When the book said, “She held him for an hour after he died” (paraphrased) I felt the guilt heap on me that I didn’t hold Kaden longer. Why didn’t I just ask everyone to leave and sit with him for a while? That was all I had; he’d gone from a brief time with me, to NICU, to Children’s, to my arms, to heaven. I ached to hold him for months and months. And in all that time I ended up with just minutes.
I could have held him longer. Remembered him more. All I could think of in those moments were, “He’s not here, he’s gone. This isn’t him.”
As Kaden’s first birthday approaches, and so many others celebrate the children born around the same time who lived, I am thrust back into this never ending, back and forth game of, “Why me, what if, how could, maybe if, had I…” and my mind spins until I fall asleep . I know deep inside that no one has a perfect life. I know this, but sometimes? It’s so hard to believe that when you look out from such a fractured viewpoint.
Lately there has been so much pain heaped on people I love. I don’t understand any of it. Good, kind, beautiful people and families that are facing the most awful, devastating news anyone could ever hear. It makes me sick and it brings back my questions to God of, “Where are you?? Step in, change this, make something happen. Where are your miracles? Why do you allow this?”

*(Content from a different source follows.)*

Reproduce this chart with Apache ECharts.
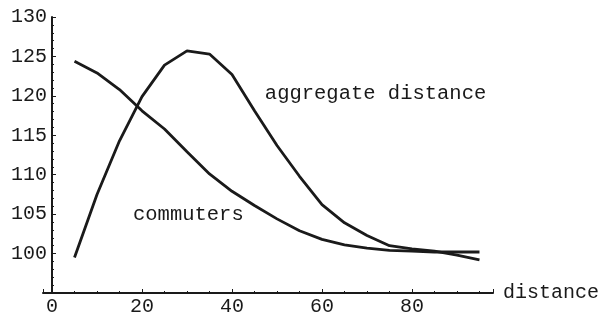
<!DOCTYPE html>
<html>
<head>
<meta charset="utf-8">
<script src="https://cdn.jsdelivr.net/npm/echarts@6/dist/echarts.min.js"></script>
<style>
  html, body { margin: 0; padding: 0; background: #fff; }
  #chart { width: 602px; height: 317px; }
</style>
</head>
<body>
<div id="chart"></div>
<script>
// distance values (x)
const distances = [5, 10, 15, 20, 25, 30, 35, 40, 45, 50, 55, 60, 65, 70, 75, 80, 85, 90, 95]
const aggregate = [99.5, 107.5, 114.3, 119.9, 123.9, 125.7, 125.3, 122.7, 118.1, 113.7, 109.8, 106.2, 103.9, 102.3, 101.0, 100.6, 100.3, 99.8, 99.2]
const commuters = [124.4, 122.9, 120.8, 118.1, 115.8, 112.9, 110.1, 107.9, 106.1, 104.4, 102.9, 101.8, 101.1, 100.7, 100.4, 100.3, 100.2, 100.2, 100.2]
const xTickLabels = [0, 20, 40, 60, 80]
const yTickLabels = [100, 105, 110, 115, 120, 125, 130]

const pairs = (ys) => distances.map((x, i) => [x, ys[i]])

const font = '"Liberation Mono", "DejaVu Sans Mono", monospace'
const ink = '#1a1a1a'

const chart = echarts.init(document.getElementById('chart'))

const lineSeries = (name, ys, labelAt) => ({
  name,
  type: 'line',
  data: pairs(ys),
  symbol: 'none',
  smooth: false,
  lineStyle: { color: ink, width: 2.8 },
  markPoint: {
    symbol: 'circle',
    symbolSize: 0,
    silent: true,
    data: [{ coord: labelAt, value: name }],
    label: {
      show: true,
      position: 'right',
      distance: 0,
      formatter: name,
      color: ink,
      fontFamily: font,
      fontSize: 20.5,
    },
  },
})

chart.setOption({
  animation: false,
  backgroundColor: '#fff',
  grid: {
    left: 43,
    top: 17,
    width: 450,
    height: 277,
  },
  xAxis: {
    type: 'value',
    min: -2,
    max: 98,
    splitNumber: 5,
    name: 'distance',
    nameLocation: 'end',
    nameGap: 10,
    nameTextStyle: { color: ink, fontFamily: font, fontSize: 20, verticalAlign: 'middle' },
    axisLine: { lineStyle: { color: ink, width: 2 } },
    axisTick: { inside: true, length: 4, lineStyle: { color: ink } },
    minorTick: { show: true, splitNumber: 4, length: 2, lineStyle: { color: ink } },
    splitLine: { show: false },
    axisLabel: {
      margin: 4,
      color: ink,
      fontFamily: font,
      fontSize: 20,
      formatter: (v) => (xTickLabels.includes(v) ? String(v) : ''),
    },
  },
  yAxis: {
    type: 'value',
    min: 95,
    max: 130,
    interval: 5,
    axisLine: { onZero: true, lineStyle: { color: ink, width: 2 } },
    axisTick: { inside: true, length: 4, lineStyle: { color: ink } },
    minorTick: { show: true, splitNumber: 5, length: 2, lineStyle: { color: ink } },
    splitLine: { show: false },
    axisLabel: {
      // labels sit at the grid edge, not at the shifted axis line
      margin: -4,
      color: ink,
      fontFamily: font,
      fontSize: 20,
      formatter: (v) => (yTickLabels.includes(v) ? String(v) : ''),
    },
  },
  series: [
    lineSeries('aggregate distance', aggregate, [47.3, 120.3]),
    lineSeries('commuters', commuters, [18, 104.9]),
  ],
})
</script>
</body>
</html>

Then, when I ponder this more, I realize something. The Book Thief and others like Unbroken, are incredible because they are based on real events so powerful, so altering, that it grips you and opens your eyes to another facet of life. Others move me because they are willing to share the daily grind, the ins and outs of ordinary life that so many of us still cover up. I need to read your stories. Even if someone puts at the end, “But you have so many other children living!” or “You should focus on the positive!” – your honesty makes me feel less alone and afraid. Honesty in the good and the hard.
So as hard as this is for my own life and others I see walking this path, my prayer starts to become, “Lord, let them see their story in all of this. Let their lives eventually become one so beautiful in a way no one wants, that others can’t help but think of You. Wonder about You. Let them persevere and rise up in the middle of the broken and change the world around them with the life you gave them.”
Everyone, whether you’ve had tragedy or life rolling by, has a story. It’s when you drop the need for perfection, to have others envy instead of perhaps pity, when you can embrace the broken, when you can tell your story to others and refuse to feel ashamed – that’s when God is able to use it for His glory.
I hate this for so many of us facing the impossible life after death. My hope is that we all know this isn’t it. We will hold and love them again. We will have moments of happiness again, and one day a lifetime of joy. In the midst of it, our story is created to be shared; because someone, somewhere, needs to hear it.